* **Dataset section**

----

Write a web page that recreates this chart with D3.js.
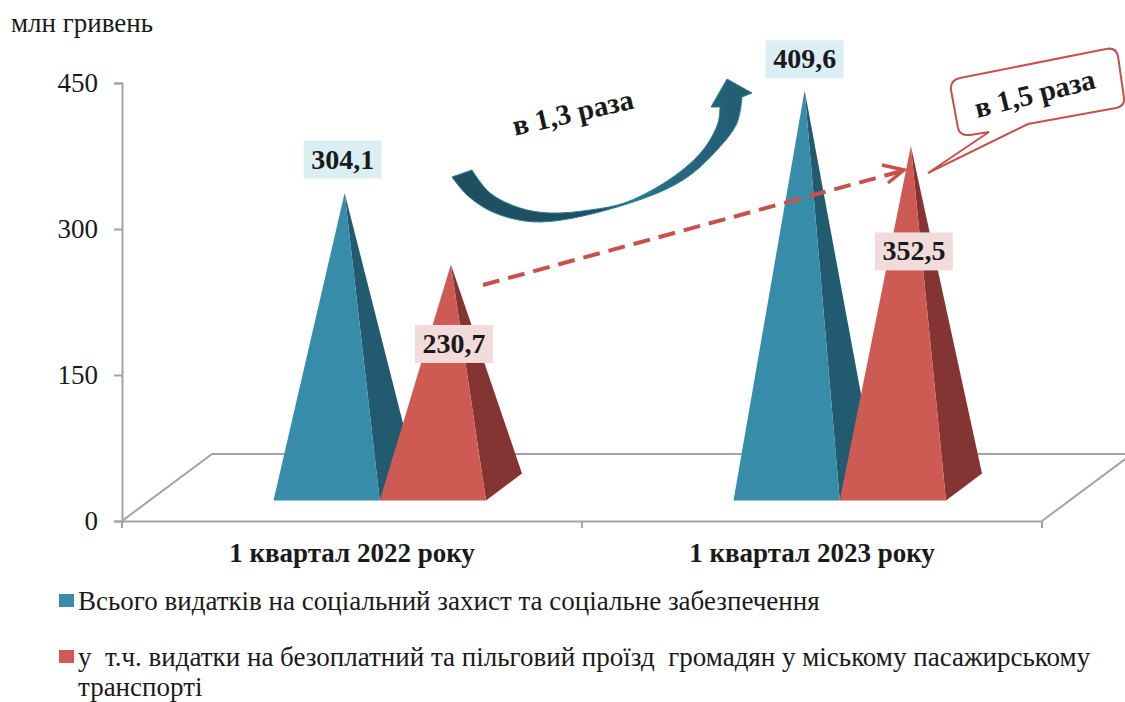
<!DOCTYPE html>
<html>
<head>
<meta charset="utf-8">
<script src="https://cdn.jsdelivr.net/npm/d3@7"></script>
<style>
	html, body { margin: 0; padding: 0; background: #fff; overflow: hidden; }
	svg { display: block; }
	text { font-family: "Liberation Serif", serif; fill: #1a1a1a; }
</style>
</head>
<body>
<div id="chart"></div>
<script>
var categories = ["1 квартал 2022 року", "1 квартал 2023 року"];
var seriesNames = [
	["Всього видатків на соціальний захист та соціальне забезпечення"],
	["у  т.ч. видатки на безоплатний та пільговий проїзд  громадян у міському пасажирському", "транспорті"]
];
var totalValues = [304.1, 409.6];
var transportValues = [230.7, 352.5];
var axisTicks = [0, 150, 300, 450];
var growthLabels = ["в 1,3 раза", "в 1,5 раза"];

var frontColors = ["#378ca9", "#ce5a54"];
var sideColors = ["#225b6f", "#853434"];
var boxColors = ["#daeef3", "#f2dcdb"];

var svg = d3.select("#chart").append("svg")
	.attr("width", 1125)
	.attr("height", 702);

// Axis scale on the front plane, pyramids stand a bit further back
var y = d3.scaleLinear().domain([0, 450]).range([521, 83]);
var yBar = d3.scaleLinear().domain([0, 450]).range([489, 51]);
var baseY = 500.5;
var depthX = 36, depthY = 27;

var x0 = d3.scaleBand().domain(categories).range([122, 1042]);
var x1 = d3.scaleBand().domain([0, 1]).range([151.5, 364]);

var rows = [];
categories.forEach(function(c, i) {
	rows.push({cat: c, s: 0, value: totalValues[i]});
	rows.push({cat: c, s: 1, value: transportValues[i]});
});

// Floor of the 3D plot
var floor = svg.append("g").attr("fill", "none").attr("stroke", "#a3a3a3").attr("stroke-width", 2);
floor.append("path").attr("d", d3.line()([[122, 521], [212, 454], [1125, 454]]));
floor.append("path").attr("d", d3.line()([[1042, 521], [1132, 454]]));

// Axes
var axisY = svg.append("g")
	.attr("transform", "translate(122,0)")
	.call(d3.axisLeft(y).tickValues(axisTicks).tickSize(8).tickPadding(16));
axisY.selectAll("text").attr("font-size", 27).style("font-family", '"Liberation Serif", serif').attr("fill", "#262626");

var axisX = svg.append("g")
	.attr("transform", "translate(0,521)")
	.call(d3.axisBottom(x0).tickSize(0).tickPadding(22));
axisX.selectAll("text")
	.attr("font-size", 27)
	.attr("font-weight", "bold")
	.style("font-family", '"Liberation Serif", serif')
	.attr("fill", "#111");
svg.append("g").selectAll("line")
	.data(x0.domain().map(function(c) { return x0(c); }).concat([x0.range()[1]]))
	.enter().append("line")
	.attr("x1", function(d) { return d; })
	.attr("x2", function(d) { return d; })
	.attr("y1", 521)
	.attr("y2", 528);
svg.selectAll("g").filter(function() { return this.parentNode === svg.node(); })
	.selectAll(".domain, line")
	.attr("stroke", "#a3a3a3")
	.attr("stroke-width", 2);

// Pyramids, the blue one goes first so the red one covers it
var pyramids = svg.append("g").selectAll("g")
	.data(rows)
	.enter().append("g")
	.attr("transform", function(d) { return "translate(" + (x0(d.cat) + x1(d.s)) + ",0)"; });

var w = x1.bandwidth();
pyramids.append("path")
	.attr("fill", function(d) { return sideColors[d.s]; })
	.attr("d", function(d) {
		return d3.line()([[w, baseY], [w + depthX, baseY - depthY], [w / 2 + depthX / 2, yBar(d.value)]]) + "Z";
	});
pyramids.append("path")
	.attr("fill", function(d) { return frontColors[d.s]; })
	.attr("d", function(d) {
		return d3.line()([[0, baseY], [w, baseY], [w / 2 + depthX / 2, yBar(d.value)]]) + "Z";
	});

// Curved growth arrow
var defs = svg.append("defs");
var grad = defs.append("linearGradient").attr("id", "arrowFill");
grad.selectAll("stop")
	.data([[0, "#1f5062"], [0.5, "#1f5062"], [0.6, "#2a7a96"], [0.72, "#256a82"], [1, "#225b6f"]])
	.enter().append("stop")
	.attr("offset", function(d) { return d[0]; })
	.attr("stop-color", function(d) { return d[1]; });

var edge = d3.line().curve(d3.curveCatmullRom.alpha(0.5));
var upperEdge = [[472, 170], [490, 193], [520, 208], [550, 213], [590, 210], [627, 202], [673, 177], [703, 150], [718, 123], [720, 107]];
var lowerEdge = [[742, 97], [737, 123], [717, 150], [683, 180], [627, 204], [540, 222], [495, 213], [468, 196], [452, 177]];
svg.append("path")
	.attr("fill", "url(#arrowFill)")
	.attr("stroke", "#2d7f9b")
	.attr("stroke-width", 1)
	.attr("d", edge(upperEdge) + "L711,107 L727,79 L752,93 L" + edge(lowerEdge).slice(1) + "Z");

// Dashed growth arrow
var arrowStroke = "#c9504c";
svg.append("line")
	.attr("x1", 483).attr("y1", 285)
	.attr("x2", 900).attr("y2", 171.5)
	.attr("stroke", arrowStroke)
	.attr("stroke-width", 4)
	.attr("stroke-dasharray", "17 9");
svg.append("path")
	.attr("fill", "none")
	.attr("stroke", arrowStroke)
	.attr("stroke-width", 3.5)
	.attr("d", d3.line()([[882, 165], [904, 170], [888, 183]]));

// Callout
svg.append("path")
	.attr("fill", "#fff")
	.attr("stroke", "#c9504c")
	.attr("stroke-width", 2)
	.attr("d", "M960,78 L1106,49 Q1116,47 1118,56 L1124,98 Q1125,106 1116,108 L1028,124 L928,173 "
		+ "L989,132 L970,135 Q960,136 958,128 L951,90 Q950,80 960,78 Z");

// Data labels, boxes sit above the blue tops and inside the red pyramids
var labelDx = [-2, 3, 0, 3];
var labelDy = [-33.5, 79.5, -31, 105.5];
var labels = svg.append("g").selectAll("g")
	.data(rows)
	.enter().append("g")
	.attr("transform", function(d, i) {
		var cx = x0(d.cat) + x1(d.s) + w / 2 + depthX / 2 + labelDx[i];
		return "translate(" + cx + "," + (yBar(d.value) + labelDy[i]) + ")";
	});
labels.append("rect")
	.attr("x", -39).attr("y", -19)
	.attr("width", 78).attr("height", 38)
	.attr("fill", function(d) { return boxColors[d.s]; });
labels.append("text")
	.attr("text-anchor", "middle")
	.attr("y", 9)
	.attr("font-size", 28)
	.attr("font-weight", "bold")
	.attr("fill", "#000")
	.text(function(d) { return d3.format(".1f")(d.value).replace(".", ","); });

// Growth labels
svg.selectAll(".growth")
	.data(growthLabels)
	.enter().append("text")
	.attr("class", "growth")
	.attr("text-anchor", "middle")
	.attr("font-size", 29)
	.attr("font-weight", "bold")
	.attr("fill", "#111")
	.attr("transform", function(d, i) {
		return i === 0 ? "translate(575,122) rotate(-13)" : "translate(1037,103) rotate(-14)";
	})
	.text(function(d) { return d; });

// Unit
svg.append("text")
	.attr("x", 11).attr("y", 32)
	.attr("font-size", 27)
	.text("млн гривень");

// Legend
var legend = svg.append("g").selectAll("g")
	.data(seriesNames)
	.enter().append("g")
	.attr("transform", function(d, i) { return "translate(59," + (i === 0 ? 610 : 666) + ")"; });
legend.append("rect")
	.attr("y", -16)
	.attr("width", 15).attr("height", 13)
	.attr("fill", function(d, i) { return frontColors[i]; });
legend.selectAll("text")
	.data(function(d) { return d; })
	.enter().append("text")
	.attr("x", 19)
	.attr("y", function(d, i) { return i * 30; })
	.attr("font-size", 27)
	.attr("xml:space", "preserve")
	.attr("fill", "#222")
	.text(function(d) { return d; });
</script>
</body>
</html>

----

* **Directions**
Replicate the material above verbatim; images stay out of the copy.

* **Task solution**
Write a web page that recreates this chart with D3.js.
<!DOCTYPE html>
<html>
<head>
<meta charset="utf-8">
<script src="https://cdn.jsdelivr.net/npm/d3@7"></script>
<style>
	html, body { margin: 0; padding: 0; background: #fff; overflow: hidden; }
	svg { display: block; }
	text { font-family: "Liberation Serif", serif; fill: #1a1a1a; }
</style>
</head>
<body>
<div id="chart"></div>
<script>
var categories = ["1 квартал 2022 року", "1 квартал 2023 року"];
var seriesNames = [
	["Всього видатків на соціальний захист та соціальне забезпечення"],
	["у  т.ч. видатки на безоплатний та пільговий проїзд  громадян у міському пасажирському", "транспорті"]
];
var totalValues = [304.1, 409.6];
var transportValues = [230.7, 352.5];
var axisTicks = [0, 150, 300, 450];
var growthLabels = ["в 1,3 раза", "в 1,5 раза"];

var frontColors = ["#378ca9", "#ce5a54"];
var sideColors = ["#225b6f", "#853434"];
var boxColors = ["#daeef3", "#f2dcdb"];

var svg = d3.select("#chart").append("svg")
	.attr("width", 1125)
	.attr("height", 702);

// Axis scale on the front plane, pyramids stand a bit further back
var y = d3.scaleLinear().domain([0, 450]).range([521, 83]);
var yBar = d3.scaleLinear().domain([0, 450]).range([489, 51]);
var baseY = 500.5;
var depthX = 36, depthY = 27;

var x0 = d3.scaleBand().domain(categories).range([122, 1042]);
var x1 = d3.scaleBand().domain([0, 1]).range([151.5, 364]);

var rows = [];
categories.forEach(function(c, i) {
	rows.push({cat: c, s: 0, value: totalValues[i]});
	rows.push({cat: c, s: 1, value: transportValues[i]});
});

// Floor of the 3D plot
var floor = svg.append("g").attr("fill", "none").attr("stroke", "#a3a3a3").attr("stroke-width", 2);
floor.append("path").attr("d", d3.line()([[122, 521], [212, 454], [1125, 454]]));
floor.append("path").attr("d", d3.line()([[1042, 521], [1132, 454]]));

// Axes
var axisY = svg.append("g")
	.attr("transform", "translate(122,0)")
	.call(d3.axisLeft(y).tickValues(axisTicks).tickSize(8).tickPadding(16));
axisY.selectAll("text").attr("font-size", 27).style("font-family", '"Liberation Serif", serif').attr("fill", "#262626");

var axisX = svg.append("g")
	.attr("transform", "translate(0,521)")
	.call(d3.axisBottom(x0).tickSize(0).tickPadding(22));
axisX.selectAll("text")
	.attr("font-size", 27)
	.attr("font-weight", "bold")
	.style("font-family", '"Liberation Serif", serif')
	.attr("fill", "#111");
svg.append("g").selectAll("line")
	.data(x0.domain().map(function(c) { return x0(c); }).concat([x0.range()[1]]))
	.enter().append("line")
	.attr("x1", function(d) { return d; })
	.attr("x2", function(d) { return d; })
	.attr("y1", 521)
	.attr("y2", 528);
svg.selectAll("g").filter(function() { return this.parentNode === svg.node(); })
	.selectAll(".domain, line")
	.attr("stroke", "#a3a3a3")
	.attr("stroke-width", 2);

// Pyramids, the blue one goes first so the red one covers it
var pyramids = svg.append("g").selectAll("g")
	.data(rows)
	.enter().append("g")
	.attr("transform", function(d) { return "translate(" + (x0(d.cat) + x1(d.s)) + ",0)"; });

var w = x1.bandwidth();
pyramids.append("path")
	.attr("fill", function(d) { return sideColors[d.s]; })
	.attr("d", function(d) {
		return d3.line()([[w, baseY], [w + depthX, baseY - depthY], [w / 2 + depthX / 2, yBar(d.value)]]) + "Z";
	});
pyramids.append("path")
	.attr("fill", function(d) { return frontColors[d.s]; })
	.attr("d", function(d) {
		return d3.line()([[0, baseY], [w, baseY], [w / 2 + depthX / 2, yBar(d.value)]]) + "Z";
	});

// Curved growth arrow
var defs = svg.append("defs");
var grad = defs.append("linearGradient").attr("id", "arrowFill");
grad.selectAll("stop")
	.data([[0, "#1f5062"], [0.5, "#1f5062"], [0.6, "#2a7a96"], [0.72, "#256a82"], [1, "#225b6f"]])
	.enter().append("stop")
	.attr("offset", function(d) { return d[0]; })
	.attr("stop-color", function(d) { return d[1]; });

var edge = d3.line().curve(d3.curveCatmullRom.alpha(0.5));
var upperEdge = [[472, 170], [490, 193], [520, 208], [550, 213], [590, 210], [627, 202], [673, 177], [703, 150], [718, 123], [720, 107]];
var lowerEdge = [[742, 97], [737, 123], [717, 150], [683, 180], [627, 204], [540, 222], [495, 213], [468, 196], [452, 177]];
svg.append("path")
	.attr("fill", "url(#arrowFill)")
	.attr("stroke", "#2d7f9b")
	.attr("stroke-width", 1)
	.attr("d", edge(upperEdge) + "L711,107 L727,79 L752,93 L" + edge(lowerEdge).slice(1) + "Z");

// Dashed growth arrow
var arrowStroke = "#c9504c";
svg.append("line")
	.attr("x1", 483).attr("y1", 285)
	.attr("x2", 900).attr("y2", 171.5)
	.attr("stroke", arrowStroke)
	.attr("stroke-width", 4)
	.attr("stroke-dasharray", "17 9");
svg.append("path")
	.attr("fill", "none")
	.attr("stroke", arrowStroke)
	.attr("stroke-width", 3.5)
	.attr("d", d3.line()([[882, 165], [904, 170], [888, 183]]));

// Callout
svg.append("path")
	.attr("fill", "#fff")
	.attr("stroke", "#c9504c")
	.attr("stroke-width", 2)
	.attr("d", "M960,78 L1106,49 Q1116,47 1118,56 L1124,98 Q1125,106 1116,108 L1028,124 L928,173 "
		+ "L989,132 L970,135 Q960,136 958,128 L951,90 Q950,80 960,78 Z");

// Data labels, boxes sit above the blue tops and inside the red pyramids
var labelDx = [-2, 3, 0, 3];
var labelDy = [-33.5, 79.5, -31, 105.5];
var labels = svg.append("g").selectAll("g")
	.data(rows)
	.enter().append("g")
	.attr("transform", function(d, i) {
		var cx = x0(d.cat) + x1(d.s) + w / 2 + depthX / 2 + labelDx[i];
		return "translate(" + cx + "," + (yBar(d.value) + labelDy[i]) + ")";
	});
labels.append("rect")
	.attr("x", -39).attr("y", -19)
	.attr("width", 78).attr("height", 38)
	.attr("fill", function(d) { return boxColors[d.s]; });
labels.append("text")
	.attr("text-anchor", "middle")
	.attr("y", 9)
	.attr("font-size", 28)
	.attr("font-weight", "bold")
	.attr("fill", "#000")
	.text(function(d) { return d3.format(".1f")(d.value).replace(".", ","); });

// Growth labels
svg.selectAll(".growth")
	.data(growthLabels)
	.enter().append("text")
	.attr("class", "growth")
	.attr("text-anchor", "middle")
	.attr("font-size", 29)
	.attr("font-weight", "bold")
	.attr("fill", "#111")
	.attr("transform", function(d, i) {
		return i === 0 ? "translate(575,122) rotate(-13)" : "translate(1037,103) rotate(-14)";
	})
	.text(function(d) { return d; });

// Unit
svg.append("text")
	.attr("x", 11).attr("y", 32)
	.attr("font-size", 27)
	.text("млн гривень");

// Legend
var legend = svg.append("g").selectAll("g")
	.data(seriesNames)
	.enter().append("g")
	.attr("transform", function(d, i) { return "translate(59," + (i === 0 ? 610 : 666) + ")"; });
legend.append("rect")
	.attr("y", -16)
	.attr("width", 15).attr("height", 13)
	.attr("fill", function(d, i) { return frontColors[i]; });
legend.selectAll("text")
	.data(function(d) { return d; })
	.enter().append("text")
	.attr("x", 19)
	.attr("y", function(d, i) { return i * 30; })
	.attr("font-size", 27)
	.attr("xml:space", "preserve")
	.attr("fill", "#222")
	.text(function(d) { return d; });
</script>
</body>
</html>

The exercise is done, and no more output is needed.